Los argentinos hemos descubierto la importancia de la sociedad. Pero parece que, no obstante los publicitados equipos, desde la política no se encuentran las técnicas para organizarla en la paz. Y sin marginar a otros seres humanos. Ni llevar la muerte al corazón de la persona, en nombre de algunas líneas ideológicas. O extrañas decisiones políticas, quizás alentadas por cierto filósofo asesor del gobierno que no es necesario nombrar porque nos es muy conocido. Parecería que no nos quedará sino llorar nuestra impotencia sobre la Jerusalén sola, así como Cristo lloró en medio de las tinieblas que envolvían la ciudad. Para integrarse y ser comunidad es necesario conocerse. No se llegará a ser comunidad sin sufrir intensamente el individualismo que prevalece en el presente. La Semana Santa nos ofrece la posibilidad de pensarlo y decidir un cambio.
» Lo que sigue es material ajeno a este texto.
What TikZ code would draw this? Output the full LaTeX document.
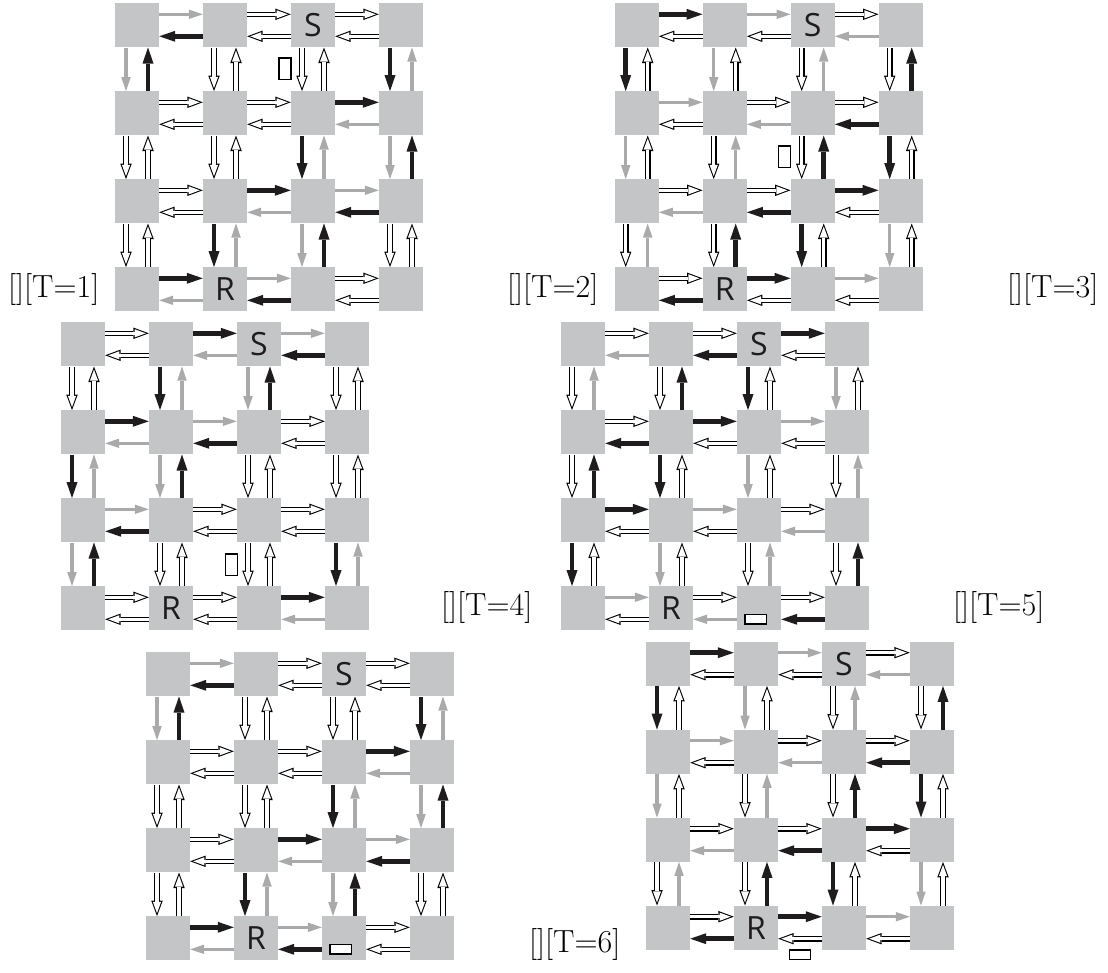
\documentclass[tikz,border=0pt]{standalone}
\usepackage{fontspec}
\newfontfamily\sflab{Open Sans}
\usetikzlibrary{arrows.meta}
\definecolor{sqgray}{RGB}{196,197,199}
\definecolor{arrgray}{RGB}{170,170,170}
\definecolor{arrblack}{RGB}{30,28,29}
\tikzset{
  sq/.style={rectangle, fill=sqgray, draw=none, minimum size=44pt, inner sep=0pt},
  letter/.style={inner sep=0pt, font=\sflab\fontsize{32}{32}\selectfont, text=arrblack},
  tlab/.style={inner sep=0pt, anchor=west, font=\fontsize{32}{32}\selectfont},
  vrect/.style={rectangle, draw=black, fill=white, line width=1.4pt, minimum width=12pt, minimum height=21.5pt, inner sep=0pt},
  hrect/.style={rectangle, draw=black, fill=white, line width=1.4pt, minimum width=21.5pt, minimum height=9.8pt, inner sep=0pt},
  arrG/.style={draw=arrgray, line width=3.2pt, -{Triangle[length=14pt,width=9.5pt,line width=0pt]}},
  arrB/.style={draw=arrblack, line width=4.6pt, -{Triangle[length=16pt,width=11pt,line width=0pt]}},
  arrW/.style={draw=black, line width=5.6pt, -{Triangle[length=15.5pt,width=11.5pt,line width=0pt]},
    postaction={draw=white, line width=3.4pt, shorten >=3pt, -{Triangle[length=11.2pt,width=8.2pt,line width=0pt]}}},
}
% #1 name, #2 x0, #3 y0, #4 list macro a/b/P/Q
\newcommand{\drawgrid}[4]{%
  \foreach \r in {0,...,3}{\foreach \c in {0,...,3}{%
    \node[sq] (#1-\r-\c) at ({#2+22+88*\c},{#3+22+88*\r}) {};}}
  \node[letter] (#1-S) at (#1-0-2) {S};
  \node[letter] (#1-R) at (#1-3-1) {R};
  \foreach \a/\b/\p/\q in #4{%
    \pgfmathtruncatemacro\bn{\b+1}%
    \draw[arr\p] ([yshift=11pt]#1-\a-\b.east) -- ([yshift=11pt]#1-\a-\bn.west);
    \draw[arr\q] ([yshift=-11pt]#1-\a-\bn.west) -- ([yshift=-11pt]#1-\a-\b.east);
    \draw[arr\p] ([xshift=-11pt]#1-\b-\a.south) -- ([xshift=-11pt]#1-\bn-\a.north);
    \draw[arr\q] ([xshift=11pt]#1-\bn-\a.north) -- ([xshift=11pt]#1-\b-\a.south);
  }%
}
\def\listA{0/0/G/B, 0/1/W/W, 0/2/W/W, 1/0/W/W, 1/1/W/W, 1/2/B/G, 2/0/W/W, 2/1/B/G, 2/2/G/B, 3/0/B/G, 3/1/G/B, 3/2/W/W}
\def\listB{0/0/B/W, 0/1/G/W, 0/2/W/G, 1/0/G/W, 1/1/W/G, 1/2/W/B, 2/0/W/G, 2/1/W/B, 2/2/B/W, 3/0/W/B, 3/1/B/W, 3/2/G/W}
\def\listC{0/0/W/W, 0/1/B/G, 0/2/G/B, 1/0/B/G, 1/1/G/B, 1/2/W/W, 2/0/G/B, 2/1/W/W, 2/2/W/W, 3/0/W/W, 3/1/W/W, 3/2/B/G}
\def\listD{0/0/W/G, 0/1/W/B, 0/2/B/W, 1/0/W/B, 1/1/B/W, 1/2/G/W, 2/0/B/W, 2/1/G/W, 2/2/W/G, 3/0/G/W, 3/1/W/G, 3/2/W/B}
\begin{document}
\begin{tikzpicture}[x=1pt, y=-1pt]
\useasboundingbox[fill=white] (0,0) rectangle (1108,972);
\drawgrid{ga}{115}{3.3}{\listA}
\drawgrid{gb}{614.7}{3.3}{\listB}
\drawgrid{gc}{61}{322.3}{\listC}
\drawgrid{gd}{561}{322.3}{\listD}
\drawgrid{ge}{146}{652.3}{\listA}
\drawgrid{gf}{646}{641.7}{\listB}
% small rectangles
\node[vrect] (ma) at (285,68.7) {};
\node[vrect] (mb) at (784.7,156.7) {};
\node[vrect] (mc) at (231.3,564.7) {};
\node[hrect] (md) at (755.7,619.1) {};
\node[hrect] (me) at (340.7,949.1) {};
\node[hrect] (mf) at (800,954.7) {};
% labels
\node[tlab] (ta) at (8,289) {[][T=1]};
\node[tlab] (tb) at (507,289) {[][T=2]};
\node[tlab] (tc) at (1007,289) {[][T=3]};
\node[tlab] (td) at (441,607) {[][T=4]};
\node[tlab] (te) at (953,607) {[][T=5]};
\node[tlab] (tf) at (529,944) {[][T=6]};
\end{tikzpicture}
\end{document}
Por su parte, la voz exultante de la liturgia pone en boca de María Magdalena, la primera en encontrar a Jesús resucitado en la mañana de Pascua, estas palabras: “He visto al Señor” (Jn. 20, 18). También cada uno de nosotros que hemos experimentado el desierto cuaresmal y acompañado a Cristo en su Pasión y Muerte, nos alegramos con su Resurrección. Que sean vida y esperanza para los hombres y el mundo. Para nuestra Patria. ¡Feliz Pascua!

(*) Profesora universitaria y del nivel superior. Escritora.

No se trata de que el hombre tenga que aplacar a Dios. Sino de que desista de su enemistad con Él y con el prójimo. De donde que el camino de la salvación nos invita a la reconciliación.